Russian official says Norway unblocks food for miners

BARENTSBURG, Norway (AP) — Russian food supplies bound for an Arctic coal mining settlement have resumed transiting via mainland Norway after weeks of tension, a Russian representative said Wednesday.

Sergey Gushchin, the Russian consul general based in the settlement of Barentsburg, said Oslo had allowed Norwegian carriers to pick up the disputed cargo and cross the Russian-Norwegian border with it.

“All these days there has been close contact between the Russian and Norwegian Foreign Ministries. The situation has been resolved, a workaround has been found,” Gushchin said in a live interview on Russian TV.

“No one can detain Norwegian carriers on the territory of Norway.

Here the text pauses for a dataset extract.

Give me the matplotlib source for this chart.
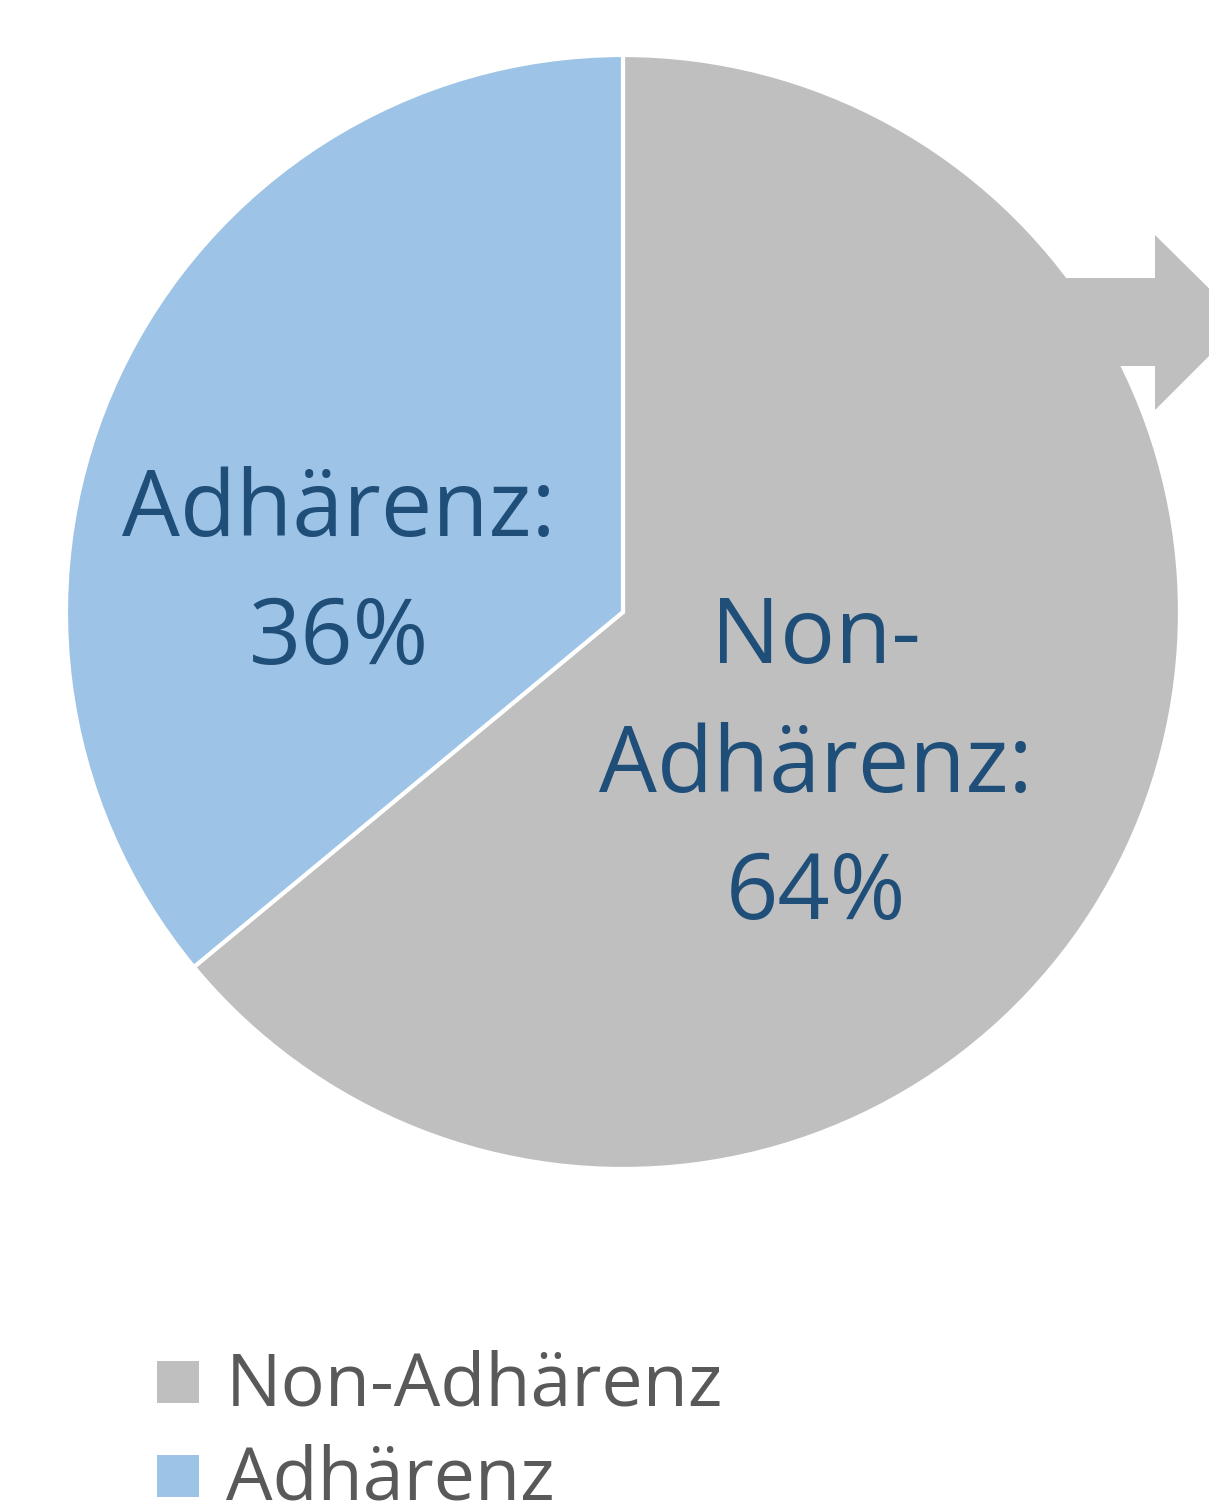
import matplotlib.pyplot as plt
from matplotlib.patches import Polygon

labels = ["Non-Adhärenz", "Adhärenz"]
shares = [64, 36]
colors = ["#BFBFBF", "#9DC3E6"]

W, H = 1209, 1503
plt.rcParams['font.family'] = ['Open Sans', 'DejaVu Sans']

fig = plt.figure(figsize=(W / 100, H / 100), dpi=100)
ax = fig.add_axes([0, 0, 1, 1])

# pie in pixel coordinates (y pointing up)
ax.pie(shares, colors=colors, startangle=90, counterclock=False,
       center=(623, H - 612), radius=557,
       wedgeprops=dict(edgecolor="white", linewidth=3))

# the arrow leaving the grey slice on the right
arrow = [(1000, 278), (1155, 278), (1155, 235), (1243, 322),
         (1155, 410), (1155, 366), (1000, 366)]
ax.add_patch(Polygon([(x, H - y) for x, y in arrow], closed=True,
                     facecolor=colors[0], edgecolor="none", zorder=5))

lab_col = "#1F4E79"
fs = 66
ax.text(339, H - 512, "Adhärenz:", ha="center", va="center", fontsize=fs, color=lab_col, zorder=6)
ax.text(339, H - 640, f"{shares[1]}%", ha="center", va="center", fontsize=fs, color=lab_col, zorder=6)
ax.text(816, H - 639, "Non-", ha="center", va="center", fontsize=fs, color=lab_col, zorder=6)
ax.text(816, H - 768, "Adhärenz:", ha="center", va="center", fontsize=fs, color=lab_col, zorder=6)
ax.text(816, H - 895, f"{shares[0]}%", ha="center", va="center", fontsize=fs, color=lab_col, zorder=6)

# legend
for i, (lab, col) in enumerate(zip(labels, colors)):
    y = 1382 + i * 94
    ax.add_patch(plt.Rectangle((157, H - y - 21), 42, 42, facecolor=col, edgecolor="none"))
    ax.text(226, H - y - 4, lab, ha="left", va="center", fontsize=53, color="#595959")

ax.set_xlim(0, W)
ax.set_ylim(0, H)
ax.set_aspect("auto")
ax.axis("off")

fig.savefig("out.png", dpi=100)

On July 5, a vessel with containers left the port of Tromso and will come to us in Barentsburg on July 8 (Friday),” he said.

Russian officials previously accused Oslo of blocking a shipment of essential goods, including food and medication, destined for Russian miners in Barentsburg, on the far-Northern Svalbard archipelago.

According to Norwegian media, local authorities in May stopped two containers carrying 20 tons of Russian goods at the sole land border crossing between the two countries, citing European Union sanctions against Moscow.

Gushchin said that there were no immediate food shortages in Barentsburg.

Norwegian media reported last month that the country’s ambassador to Moscow was summoned to the Foreign Ministry for a complaint over supplies bound for the settlement being prevented from transiting.

Just hours later, a cyberattack temporarily knocked out public and private websites in Norway, which Norwegian security officials attributed to “a criminal pro-Russian group.”

The distributed-denial-of-service (DDOS) attack on Norway came two days after a similar attack targeted public and private websites in Lithuania, with a pro-Moscow hacker group reportedly claiming responsibility.

That incident came a week after Russian officials threatened to retaliate because Lithuania restricted the transit of steel and ferrous metals sanctioned by the EU through its territory to Russia’s exclave of Kaliningrad.